> **Dataset extract**
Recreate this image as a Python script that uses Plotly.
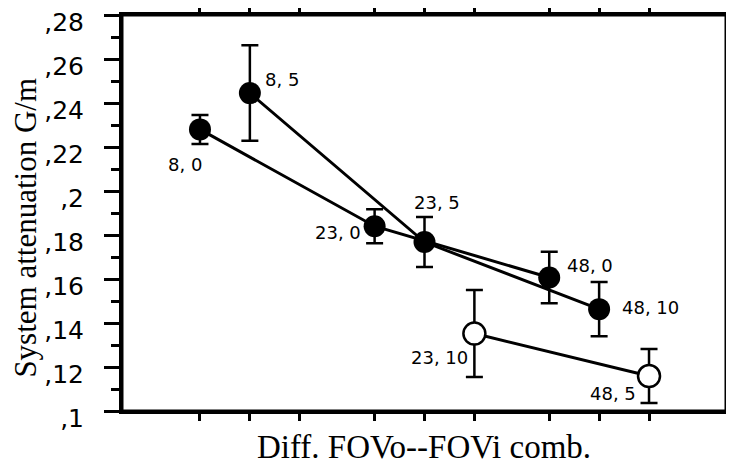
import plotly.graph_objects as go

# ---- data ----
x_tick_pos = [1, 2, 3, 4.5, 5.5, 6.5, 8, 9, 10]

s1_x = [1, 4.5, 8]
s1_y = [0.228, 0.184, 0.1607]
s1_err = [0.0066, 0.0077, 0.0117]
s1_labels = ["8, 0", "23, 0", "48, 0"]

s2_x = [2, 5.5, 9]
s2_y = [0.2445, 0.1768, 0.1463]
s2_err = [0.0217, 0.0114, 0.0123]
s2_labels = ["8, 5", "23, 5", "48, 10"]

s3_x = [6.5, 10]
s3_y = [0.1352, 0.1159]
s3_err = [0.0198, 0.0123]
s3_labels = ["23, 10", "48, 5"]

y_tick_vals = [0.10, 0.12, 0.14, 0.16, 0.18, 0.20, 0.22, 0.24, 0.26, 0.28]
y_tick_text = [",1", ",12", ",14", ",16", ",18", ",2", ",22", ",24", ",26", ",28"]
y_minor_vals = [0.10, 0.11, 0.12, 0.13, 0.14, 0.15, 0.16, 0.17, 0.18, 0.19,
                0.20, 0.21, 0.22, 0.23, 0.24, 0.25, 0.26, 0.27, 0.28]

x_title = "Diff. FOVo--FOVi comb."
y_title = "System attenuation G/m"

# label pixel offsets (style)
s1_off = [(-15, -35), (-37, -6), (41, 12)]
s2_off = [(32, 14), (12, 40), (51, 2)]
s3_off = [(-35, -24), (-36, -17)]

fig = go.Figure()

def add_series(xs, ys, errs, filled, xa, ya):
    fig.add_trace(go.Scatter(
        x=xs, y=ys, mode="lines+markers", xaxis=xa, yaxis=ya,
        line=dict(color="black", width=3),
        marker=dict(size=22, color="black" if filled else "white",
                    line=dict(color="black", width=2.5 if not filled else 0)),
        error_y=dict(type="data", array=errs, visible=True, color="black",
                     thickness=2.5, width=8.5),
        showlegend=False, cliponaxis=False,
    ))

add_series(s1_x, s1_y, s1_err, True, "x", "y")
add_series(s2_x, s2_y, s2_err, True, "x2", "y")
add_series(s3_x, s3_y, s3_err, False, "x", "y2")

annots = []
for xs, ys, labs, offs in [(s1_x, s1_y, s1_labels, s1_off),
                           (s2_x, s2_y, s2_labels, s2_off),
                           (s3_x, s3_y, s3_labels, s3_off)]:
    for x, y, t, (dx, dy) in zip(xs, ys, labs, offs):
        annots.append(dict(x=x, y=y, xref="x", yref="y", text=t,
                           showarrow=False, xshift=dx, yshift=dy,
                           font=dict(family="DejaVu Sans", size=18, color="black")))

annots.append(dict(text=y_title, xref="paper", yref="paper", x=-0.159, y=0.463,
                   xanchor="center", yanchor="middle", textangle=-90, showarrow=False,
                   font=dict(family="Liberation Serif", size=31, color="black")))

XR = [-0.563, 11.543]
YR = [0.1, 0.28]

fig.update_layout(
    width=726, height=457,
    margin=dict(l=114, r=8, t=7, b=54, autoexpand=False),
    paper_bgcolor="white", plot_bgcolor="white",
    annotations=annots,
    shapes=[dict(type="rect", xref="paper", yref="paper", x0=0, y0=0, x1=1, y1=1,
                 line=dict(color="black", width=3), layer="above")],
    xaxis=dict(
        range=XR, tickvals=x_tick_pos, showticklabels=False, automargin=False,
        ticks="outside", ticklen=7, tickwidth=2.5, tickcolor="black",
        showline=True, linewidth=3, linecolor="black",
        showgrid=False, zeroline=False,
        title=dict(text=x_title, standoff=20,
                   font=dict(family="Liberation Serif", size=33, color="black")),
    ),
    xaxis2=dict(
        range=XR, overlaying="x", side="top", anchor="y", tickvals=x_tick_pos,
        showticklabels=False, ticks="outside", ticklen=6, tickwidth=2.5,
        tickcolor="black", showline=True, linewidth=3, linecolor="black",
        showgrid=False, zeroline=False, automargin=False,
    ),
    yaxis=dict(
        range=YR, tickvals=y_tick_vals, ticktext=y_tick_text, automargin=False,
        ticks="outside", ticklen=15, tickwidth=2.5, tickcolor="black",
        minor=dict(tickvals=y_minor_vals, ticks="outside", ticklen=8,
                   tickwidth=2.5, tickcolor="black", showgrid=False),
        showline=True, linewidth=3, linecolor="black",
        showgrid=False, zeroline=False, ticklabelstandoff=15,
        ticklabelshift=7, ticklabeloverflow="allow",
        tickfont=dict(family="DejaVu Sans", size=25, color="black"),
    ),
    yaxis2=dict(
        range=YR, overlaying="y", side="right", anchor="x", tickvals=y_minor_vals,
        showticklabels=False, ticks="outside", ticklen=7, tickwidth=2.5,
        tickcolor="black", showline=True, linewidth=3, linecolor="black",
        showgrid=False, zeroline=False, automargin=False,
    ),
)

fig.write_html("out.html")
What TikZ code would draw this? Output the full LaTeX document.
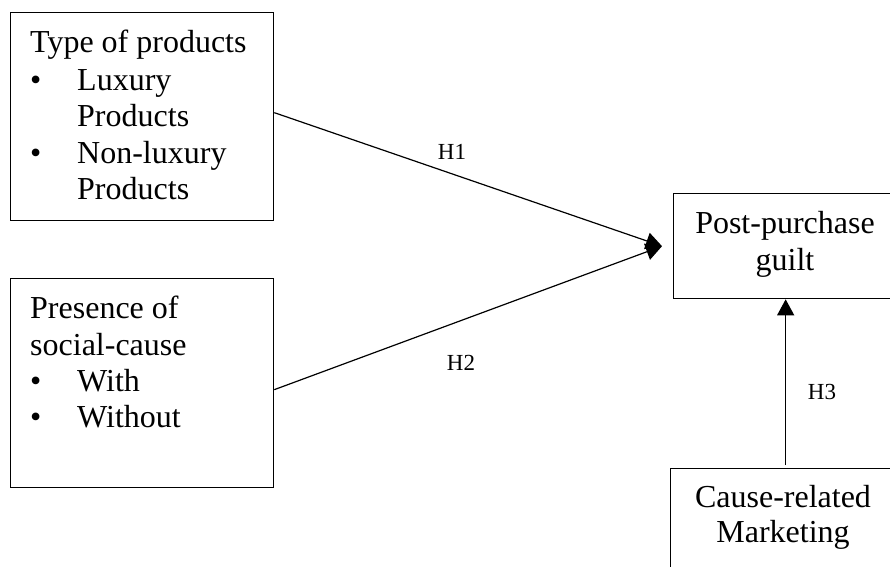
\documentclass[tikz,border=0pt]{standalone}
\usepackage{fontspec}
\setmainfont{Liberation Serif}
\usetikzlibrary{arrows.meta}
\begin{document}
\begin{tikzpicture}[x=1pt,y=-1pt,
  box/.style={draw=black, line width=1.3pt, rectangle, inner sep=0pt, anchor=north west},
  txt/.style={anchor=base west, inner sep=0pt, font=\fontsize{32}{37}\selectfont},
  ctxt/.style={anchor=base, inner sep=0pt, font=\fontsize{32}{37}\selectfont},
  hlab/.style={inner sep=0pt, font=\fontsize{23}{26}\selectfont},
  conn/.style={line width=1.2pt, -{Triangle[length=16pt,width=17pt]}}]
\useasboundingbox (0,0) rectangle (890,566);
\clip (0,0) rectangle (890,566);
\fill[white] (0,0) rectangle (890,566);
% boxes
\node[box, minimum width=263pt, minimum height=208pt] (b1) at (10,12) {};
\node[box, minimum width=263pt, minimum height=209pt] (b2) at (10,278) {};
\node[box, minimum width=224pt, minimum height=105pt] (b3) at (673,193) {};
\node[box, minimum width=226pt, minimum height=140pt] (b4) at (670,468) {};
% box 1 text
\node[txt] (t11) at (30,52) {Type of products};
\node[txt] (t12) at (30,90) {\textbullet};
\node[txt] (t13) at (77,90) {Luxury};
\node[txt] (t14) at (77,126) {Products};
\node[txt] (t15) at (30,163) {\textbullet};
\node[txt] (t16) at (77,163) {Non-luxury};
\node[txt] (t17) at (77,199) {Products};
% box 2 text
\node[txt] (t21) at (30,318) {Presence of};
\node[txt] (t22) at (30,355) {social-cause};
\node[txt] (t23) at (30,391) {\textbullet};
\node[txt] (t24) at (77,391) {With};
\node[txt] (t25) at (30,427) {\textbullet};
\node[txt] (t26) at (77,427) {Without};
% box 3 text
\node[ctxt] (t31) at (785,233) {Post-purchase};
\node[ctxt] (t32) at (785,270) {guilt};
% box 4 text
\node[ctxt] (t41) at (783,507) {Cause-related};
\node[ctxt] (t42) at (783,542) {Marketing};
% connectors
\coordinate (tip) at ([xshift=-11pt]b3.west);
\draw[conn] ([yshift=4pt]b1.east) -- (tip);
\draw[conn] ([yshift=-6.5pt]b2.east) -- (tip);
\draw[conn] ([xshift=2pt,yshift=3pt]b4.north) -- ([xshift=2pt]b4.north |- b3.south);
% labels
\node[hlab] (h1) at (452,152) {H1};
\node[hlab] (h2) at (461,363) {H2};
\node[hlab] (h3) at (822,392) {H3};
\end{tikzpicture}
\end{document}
---
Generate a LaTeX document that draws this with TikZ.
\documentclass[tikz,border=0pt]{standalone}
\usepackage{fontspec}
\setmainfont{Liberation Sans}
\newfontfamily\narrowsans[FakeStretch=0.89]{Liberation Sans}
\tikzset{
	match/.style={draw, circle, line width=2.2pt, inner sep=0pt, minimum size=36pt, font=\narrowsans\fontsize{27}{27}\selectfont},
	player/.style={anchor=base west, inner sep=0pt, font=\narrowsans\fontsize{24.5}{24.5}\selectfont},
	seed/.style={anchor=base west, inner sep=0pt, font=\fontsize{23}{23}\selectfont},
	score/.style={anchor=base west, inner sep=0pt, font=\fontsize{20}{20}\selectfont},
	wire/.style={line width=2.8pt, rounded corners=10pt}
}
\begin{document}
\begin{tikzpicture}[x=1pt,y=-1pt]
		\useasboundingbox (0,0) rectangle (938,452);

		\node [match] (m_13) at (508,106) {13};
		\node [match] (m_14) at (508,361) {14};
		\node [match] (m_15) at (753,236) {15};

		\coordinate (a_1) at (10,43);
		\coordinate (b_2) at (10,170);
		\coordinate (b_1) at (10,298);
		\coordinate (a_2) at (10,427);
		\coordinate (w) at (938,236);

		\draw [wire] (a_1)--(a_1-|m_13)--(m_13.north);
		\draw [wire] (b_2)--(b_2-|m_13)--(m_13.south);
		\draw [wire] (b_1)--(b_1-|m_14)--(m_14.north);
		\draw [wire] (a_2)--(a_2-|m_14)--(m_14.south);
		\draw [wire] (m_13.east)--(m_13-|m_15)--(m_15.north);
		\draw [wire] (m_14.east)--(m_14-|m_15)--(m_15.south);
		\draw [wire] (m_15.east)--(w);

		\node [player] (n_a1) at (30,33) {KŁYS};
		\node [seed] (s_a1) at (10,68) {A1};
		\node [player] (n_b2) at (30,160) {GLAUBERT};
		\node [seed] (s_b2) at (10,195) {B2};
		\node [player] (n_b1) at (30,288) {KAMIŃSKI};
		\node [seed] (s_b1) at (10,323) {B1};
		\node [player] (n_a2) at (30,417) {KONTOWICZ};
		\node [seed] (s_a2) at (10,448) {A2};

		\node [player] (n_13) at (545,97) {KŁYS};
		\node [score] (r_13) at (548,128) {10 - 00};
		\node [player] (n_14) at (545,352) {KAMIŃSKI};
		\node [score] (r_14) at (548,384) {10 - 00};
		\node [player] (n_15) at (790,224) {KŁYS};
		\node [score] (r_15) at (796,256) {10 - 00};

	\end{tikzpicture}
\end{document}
--
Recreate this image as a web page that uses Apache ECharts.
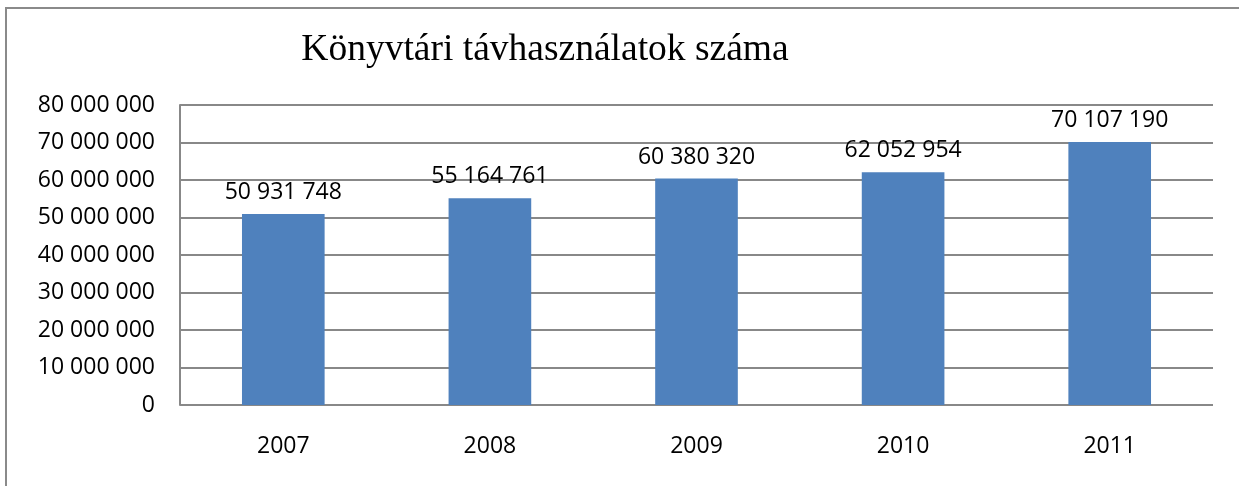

> **Written instruction**
Pick out lines containing the word "that", each one as written.

> **Response to this task**
Recreate this image as a Python script that uses Plotly.
Generate a LaTeX document that draws this with TikZ.
Recreate this image as a web page that uses Apache ECharts.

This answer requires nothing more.